A observação dos astros, mas sobretudo do Sol, determinava a atividade agrícola dos celtas. Crentes na capacidade da natureza em gerar vida, o princípio e o fim de cada ciclo eram vividos numa dimensão mística e religiosa, com cultos de fecundidade, com oferendas às divindades da natureza, queimas de fogueiras, convocações dos espíritos dos antepassados. Os celtas criaram festivais evocativos da passagem dos ciclos. Contam-se, entre estes, o Yule (23 de dezembro), o Imbolc (dois de fevereiro) ou Litha (23 de junho), celebrações entretanto cristianizadas e transformadas no Natal, na festa da Senhora das Candeias ou na noite de S. João.

Por estes dias de outono os celtas do centro e norte da Europa celebravam o Samhain, a festa do novo ano, o fechamento da natureza rumo ao inverno, a exaltação das últimas colheitas, o fogacho final da capacidade reprodutora da natureza. Entre o dia 31 de outubro e 2 de novembro (de acordo com o nosso calendário atual, o gregoriano) acendiam-se fogueiras, convocavam-se os espíritos dos entes queridos, alumiavam-se os caminhos com o recurso a velas dentro de cabaças e nabos. É este festival que está na origem do moderno Halloween. Quando o “Samhain” foi absorvido pelo cristianismo, a natureza da sua celebração foi adaptada para comemorar a vida dos santos, preservando, ao mesmo tempo, o hábito de se homenagear os antepassados. Halloween é uma palavra que deriva do inglês “All Hallows Eve” (“Véspera do Dia de Todos os Santos” na língua de Camões) e, apesar da sua natureza atual ser uma criação da comunidade irlandesa emigrada na América, a sua origem é ancestral.

Contudo, os celtas do noroeste da Península Ibérica celebravam este festival no fim do verão e no início do novo ano ligeiramente mais tarde. Tal deve-se ao facto de o noroeste peninsular se encontrar numa latitude que lhe permite gozar de um pouco mais de bom tempo, culminando no “Verão de S. Martinho”. 

Assim bracaros galaicos, astures e cantabros celebravam o “Samonios” (nome que, inicialmente, os seus “primos” gauleses utilizavam para identificar o “sss” e, ao mesmo tempo, o primeiro mês do ano celta) não no mesmo período que os celtas do Norte ou Centro da Europa comemoravam, mas sim na data correspondente atualmente a 11 de novembro, que o catolicismo cristianizou, celebrando a mesma, no ponto de vista hagiográfico, como sendo o dia de S. Martinho, bispo de Tours. E a palavra “magusto”, esta tem uma origem incerta. Muitos autores defendem que vocábulo tem origem na expressão latina “magnus ustus”, que quer dizer, literalmente, grande fogueira.

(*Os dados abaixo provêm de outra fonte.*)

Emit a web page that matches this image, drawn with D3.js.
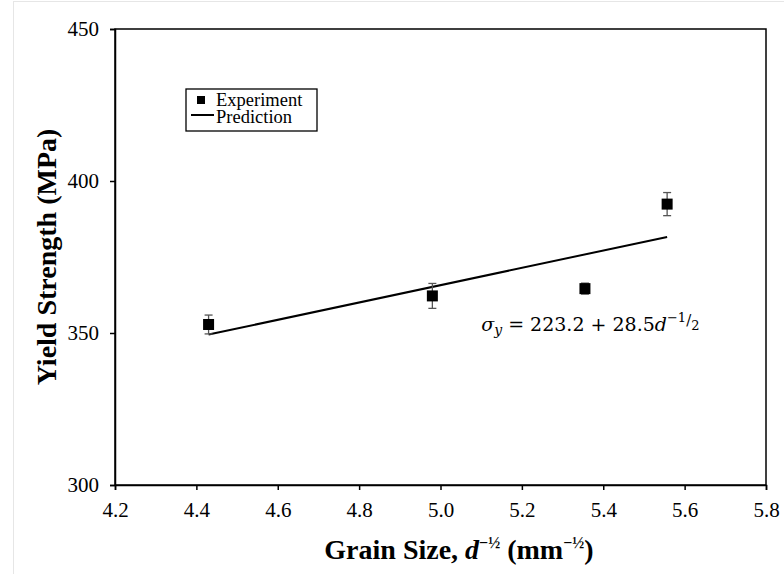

Uma das grandes tradições do nosso magusto e da Galiza é de realizar grandes fogueiras com caruma (folha do pinheiro) e assar as castanhas no seu interior. Um dos maiores etnólogos portugueses, José Leite de Vasconcelos, acreditava que a tradição do magusto tinha a sua origem num antigo ritual sacrificial celta em honra dos mortos. Leite Vasconcelos aprofundava ainda que em Barqueiros era tradição preparar, à meia-noite, uma mesa com castanhas para os antepassados da família se banquetearem. Segundo o ilustre filho de Tarouca, nascido à sombra da Torre de Ucanha, ninguém mais tocava nas castanhas porque se dizia que estavam “babadas dos defuntos”.

“Samhain, samonios ou Halloween”, certo é que o legado cultural dos celtas do “Fim da Terra” perdura, fruto do esforço das gentes em manter viva a tradição milenar do magusto.